The emails appear to include a variety of correspondence on immigration, with McHugh and Miller exchanging links to a variety of far-right websites, including two that the SPLC has called hate groups.
Asked for comment on the SPLC’s report, a White House official said: “This is clearly a form of anti-Semitism to levy these attacks against a Jewish staffer.”
In the emails, Miller appeared to recommend links to white supremacist websites VDARE and American Renaissance, which have both heavily trafficked in the “Great Replacement” conspiracy theory. The “Great Replacement” or “White Genocide” theory posits that white people are intentionally being “replaced” in America by other races.
McHugh told Michael Edison Hayden, a senior investigative reporter at the SPLC, that she was “struck” by the way Miller referred to American Renaissance, a white supremacist think tank, by its nickname, AmRen.
Hayden wrote that the SPLC “was unable to find any examples of Miller writing sympathetically or even in neutral tones about any person who is nonwhite or foreign-born.”
Miller consistently pushed McHugh to cover stories in a certain way, often highlighting angles on race. After an alt-right mass shooter, Chris Harper-Mercer, killed nine people at the Umpqua Community College in Oregon in 2015, Miller asked Breitbart to highlight his race and make it the most prominent part of the story.
“He is described as ‘mixed race’ and born in England. Any chance of piecing that profile together more, or will it all be covered up?” according to one of the emails the law center said Miller sent to McHugh.
McHugh was fired from Breitbart in 2017 for tweets she later admitted were racist. McHugh has since disavowed her career at Breitbart and its far-right politics.
“You have to own up to what you did and then forcefully reject this and explain to people and tell your story and say, ‘Get out while you can,’” she told BuzzFeed News in May.
Miller is frequently credited with some of the Trump administration’s most extreme immigration policies. Miller and former Attorney General Jeff Sessions were the primary proponents of Trump’s child separation policy, which separated migrant children from parents seeking to enter the U.S. at the border with Mexico.
Hayden told NBC News that McHugh sent him the emails in June, in part because of his previous reporting on extremists and white nationalists.

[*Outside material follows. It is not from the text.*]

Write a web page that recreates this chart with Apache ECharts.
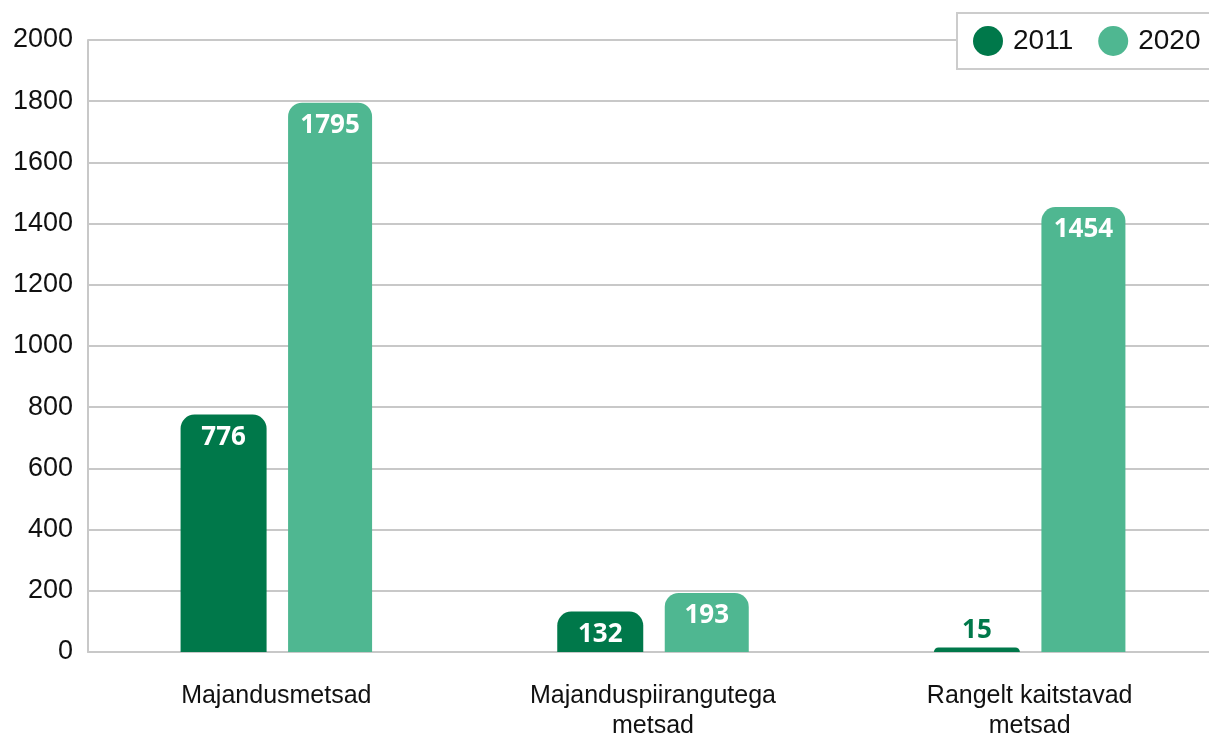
<!DOCTYPE html>
<html>
<head>
<meta charset="utf-8">
<script src="https://cdn.jsdelivr.net/npm/echarts@6/dist/echarts.min.js"></script>
<style>
  body { margin: 0; background: #fff; }
  #chart { width: 1209px; height: 738px; }
</style>
</head>
<body>
<div id="chart"></div>
<script>
  var categories = ['Majandusmetsad', 'Majanduspiirangutega\nmetsad', 'Rangelt kaitstavad\nmetsad'];
  var values2011 = [776, 132, 15];
  var values2020 = [1795, 193, 1454];
  var dark = '#00784a';
  var light = '#4fb791';

  // small bars get their label above the bar
  function toData(arr, color) {
    return arr.map(function (v) {
      if (v < 60) {
        return { value: v, label: { position: 'top', color: color, distance: 4 } };
      }
      return v;
    });
  }

  var myChart = echarts.init(document.getElementById('chart'));
  myChart.setOption({
    animation: false,
    grid: { left: 88, width: 1130, top: 40, bottom: 86, outerBoundsMode: 'none', containLabel: false },
    legend: {
      orient: 'horizontal',
      left: 957, top: 13, width: 400,
      icon: 'circle',
      itemWidth: 30, itemHeight: 30, itemGap: 25,
      padding: [13, 16, 13, 16],
      borderColor: '#cccccc', borderWidth: 2,
      backgroundColor: '#fff',
      textStyle: { fontFamily: 'Liberation Sans', fontSize: 28, color: '#111', padding: [0, 0, 0, 5] },
      data: ['2011', '2020']
    },
    xAxis: {
      type: 'category',
      data: categories,
      axisLine: { lineStyle: { color: '#c8c8c8', width: 2 } },
      axisTick: { show: false },
      axisLabel: { fontFamily: 'Liberation Sans', fontSize: 25, color: '#111', margin: 29, lineHeight: 30 }
    },
    yAxis: {
      type: 'value',
      min: 0, max: 2000, interval: 200,
      axisLine: { show: true, lineStyle: { color: '#c8c8c8', width: 2 } },
      axisTick: { show: false },
      splitLine: { lineStyle: { color: '#c8c8c8', width: 2 } },
      axisLabel: {
        fontFamily: 'Liberation Sans', fontSize: 27, color: '#111', margin: 15,
        formatter: function (v) { return String(v); }
      }
    },
    series: [{
      name: '2011',
      type: 'bar',
      barWidth: 86,
      barGap: '25%',
      data: toData(values2011, dark),
      itemStyle: { color: dark, borderRadius: [14, 14, 0, 0] },
      label: {
        show: true, position: 'insideTop', distance: 10,
        color: '#fff', fontFamily: 'Noto Sans', fontWeight: 'bold', fontSize: 26
      }
    }, {
      name: '2020',
      type: 'bar',
      barWidth: 84,
      data: toData(values2020, light),
      itemStyle: { color: light, borderRadius: [14, 14, 0, 0] },
      label: {
        show: true, position: 'insideTop', distance: 10,
        color: '#fff', fontFamily: 'Noto Sans', fontWeight: 'bold', fontSize: 26
      }
    }]
  });
</script>
</body>
</html>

He said the emails struck a tone that was similar to that used by other extremists.
“It’s the sort of intellectual white nationalism that’s very familiar to people covering this stuff,” Hayden said.
Hayden said the SPLC is set to publish more emails from Miller in the coming days, specifically ones in which Miller targeted Republican opponents of then-candidate Trump in 2015 and 2016. Hayden said McHugh had only met Miller in person once but still sent her almost 1,000 emails.
“And we only have the emails that start in 2015,” Hayden said. “It shows how the degree to which laundering material was going on between Miller and conservative media.”